# Bindings for Pick Your LIne



## Frankyis4 (Jan 18, 2012)

I just purchased the Yes Pick Your Line board and I was wondering what bindings I should put on it. I'm open to any suggestions. Right now I was thinking about the Union Atlas bindings, or the Burton Prophecy bindings.


----------



## NWBoarder (Jan 10, 2010)

I would ride the Union SL bindings over the Atlas. The Pick Your Line is a freeride oriented deck and the Atlas is not quite as responsive as the SL.


----------



## Frankyis4 (Jan 18, 2012)

Thank you. I'll check those out.


----------



## Basti (Sep 22, 2011)

I ride the Pick your Line with Rome Targas. Great fit for that freeride deck.


----------



## Frankyis4 (Jan 18, 2012)

Basti said:


> I ride the Pick your Line with Rome Targas. Great fit for that freeride deck.

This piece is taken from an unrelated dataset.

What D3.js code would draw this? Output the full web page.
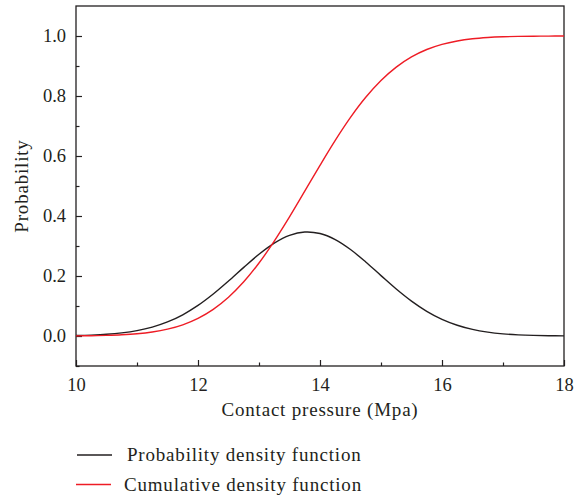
<!DOCTYPE html>
<html>
<head>
<meta charset="utf-8">
<script src="https://cdn.jsdelivr.net/npm/d3@7"></script>
<style>
  body { margin: 0; background: #fff; }
  text { font-family: "Liberation Serif", "DejaVu Serif", serif; fill: #231f20; }
  .label { font-size: 19px; letter-spacing: 0.8px; }
</style>
</head>
<body>
<div id="chart"></div>
<script>
// contact pressure (Mpa)
const pressure = [10, 10.25, 10.5, 10.75, 11, 11.25, 11.5, 11.75, 12, 12.25, 12.5, 12.75,
    13, 13.25, 13.5, 13.75, 14, 14.25, 14.5, 14.75, 15, 15.25, 15.5, 15.75,
    16, 16.25, 16.5, 16.75, 17, 17.25, 17.5, 17.75, 18];

// probability density function
const pdfValues = [0.0015, 0.0030, 0.0056, 0.0103, 0.0179, 0.0297, 0.0469, 0.0708, 0.1019,
    0.1399, 0.1831, 0.2287, 0.2723, 0.3094, 0.3353, 0.3466, 0.3417, 0.3213, 0.2882,
    0.2466, 0.2013, 0.1567, 0.1164, 0.0824, 0.0556, 0.0359, 0.0220, 0.0129, 0.0072,
    0.0039, 0.0020, 0.0010, 0.0004];

// cumulative density function
const cdfValues = [0.0005, 0.0010, 0.0021, 0.0040, 0.0074, 0.0133, 0.0228, 0.0373, 0.0588,
    0.0888, 0.1292, 0.1806, 0.2432, 0.3163, 0.3970, 0.4827, 0.5690, 0.6522, 0.7287,
    0.7956, 0.8516, 0.8963, 0.9303, 0.9550, 0.9721, 0.9834, 0.9906, 0.9948, 0.9973,
    0.9987, 0.9994, 0.9997, 0.9999];

const xTicks = [10, 12, 14, 16, 18];
const xMinorTicks = [11, 13, 15, 17];
const yTicks = [0.0, 0.2, 0.4, 0.6, 0.8, 1.0];
const yMinorTicks = [-0.1, 0.1, 0.3, 0.5, 0.7, 0.9];

const seriesNames = ["Probability density function", "Cumulative density function"];
const seriesColors = ["#231f20", "#ee1c25"];

const W = 576, H = 500;
const margin = {top: 6, right: 12, bottom: 134, left: 76};
const width = W - margin.left - margin.right;
const height = H - margin.top - margin.bottom;

const svg = d3.select("#chart").append("svg")
    .attr("width", W)
    .attr("height", H);

const g = svg.append("g")
    .attr("transform", `translate(${margin.left},${margin.top})`);

const x = d3.scaleLinear().domain([10, 18]).range([0, width]);
const y = d3.scaleLinear().domain([-0.1, 1.1]).range([height, 0]);

g.append("clipPath").attr("id", "clip")
    .append("rect").attr("width", width).attr("height", height);

// axes, ticks pointing inward
g.append("g")
    .attr("transform", `translate(0,${height})`)
    .call(d3.axisBottom(x).tickValues(xTicks).tickSize(-6).tickPadding(12).tickFormat(d3.format("d")));
g.append("g")
    .attr("transform", `translate(0,${height})`)
    .call(d3.axisBottom(x).tickValues(xMinorTicks).tickSize(-3.5).tickFormat(""));

g.append("g")
    .call(d3.axisLeft(y).tickValues(yTicks).tickSize(-6).tickPadding(10).tickFormat(d3.format(".1f")));
g.append("g")
    .call(d3.axisLeft(y).tickValues(yMinorTicks).tickSize(-3.5).tickFormat(""));

g.selectAll(".domain").remove();
g.selectAll(".tick line").attr("stroke", "#231f20").attr("stroke-width", 1.2);
g.selectAll(".tick text").style("font-size", "18.5px");

// frame
g.append("rect")
    .attr("width", width)
    .attr("height", height)
    .attr("fill", "none")
    .attr("stroke", "#231f20")
    .attr("stroke-width", 1.3);

// lines
const series = [pdfValues, cdfValues];
const line = d3.line()
    .x((d, i) => x(pressure[i]))
    .y(d => y(d))
    .curve(d3.curveCatmullRom);

series.forEach((vals, i) => {
    g.append("path")
        .datum(vals)
        .attr("clip-path", "url(#clip)")
        .attr("fill", "none")
        .attr("stroke", seriesColors[i])
        .attr("stroke-width", 1.4)
        .attr("d", line);
});

// axis titles
g.append("text")
    .attr("class", "label")
    .attr("x", width / 2)
    .attr("y", height + 50)
    .attr("text-anchor", "middle")
    .text("Contact pressure (Mpa)");

g.append("text")
    .attr("class", "label")
    .attr("transform", `translate(${-48},${height / 2}) rotate(-90)`)
    .attr("text-anchor", "middle")
    .text("Probability");

// legend
const legend = svg.append("g").attr("transform", "translate(77,455)");
seriesNames.forEach((name, i) => {
    const row = legend.append("g").attr("transform", `translate(${-i},${i * 29.5})`);
    row.append("line")
        .attr("x1", 0).attr("x2", 35)
        .attr("stroke", seriesColors[i])
        .attr("stroke-width", 1.4);
    row.append("text")
        .attr("class", "label")
        .attr("x", 50 - i * 2)
        .attr("y", 6)
        .text(name);
});
</script>
</body>
</html>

How responsive are the Targas?


----------



## bcasey (Jan 19, 2011)

What do you ride for boots? 
I suggest any binding that your boots fit in nice and have ratchets/buckles that you find easy to get in and out of.
If you want a brand suggestion.. can't really go wrong with any Burton binding imo.
A nice positive to owning Burton bindings is that in the event of a broken strap/screw/ladder, you can basically find replacement parts anywhere.


----------



## Frankyis4 (Jan 18, 2012)

My boots are Burton Ions. I was thinking about the Burton Prophecy bindings but I haven't heard much about it besides the fact that it's light. My last pair of bindings were Burton's also but they were ests so I can't use them on this board.


----------



## Basti (Sep 22, 2011)

Frankyis4 said:


> How responsive are the Targas?


Pretty stiff and super responsive but also very comfortable and customizable.


----------



## Frankyis4 (Jan 18, 2012)

NWBoarder28 said:


> I would ride the Union SL bindings over the Atlas. The Pick Your Line is a freeride oriented deck and the Atlas is not quite as responsive as the SL.


I can't find the Union SLs anywhere. I could get the Union MC but it's a little more money than I want to spend on them even though I can get them for a good price. Any other suggestions?


----------



## NWBoarder (Jan 10, 2010)

Here are a few places with the SL's left -- Products Union | C3-Worldwide Store Union 2012 SL (Gunmetal) Snowboard Bindings Union MC Metafuse Bindings BLACK at Snowboard Connection

The last Link is for the MC, but it's at a pretty good price.


----------



## skip11 (Jan 28, 2010)

If you wanna wait till next year get the NOW bindings. Demoed this binding with the PYL, rides so nice. Favorite setup along with my own setup for sure.


----------



## Frankyis4 (Jan 18, 2012)

What's your setup. The only thing I'm worried about with those bindings is the price. I don't really want to plunk down a lot of money on something I might not be able to demo.


----------



## skip11 (Jan 28, 2010)

2011 Lib T.Rice w/ 2012 Burton Cartels


----------



## Frankyis4 (Jan 18, 2012)

I gave up on the Union bindings and just searching for bindings. Partly because I'm a size 11 so trying to get them in my size was a pain. I was looking at the Rome Targas also but I think I'm just going to go with the Ride Maestro because I can get them really cheap. I heard they are pretty comparable to the Union SL. Any thoughts?


----------



## Bennett (Feb 1, 2012)

Flux SF45's !


----------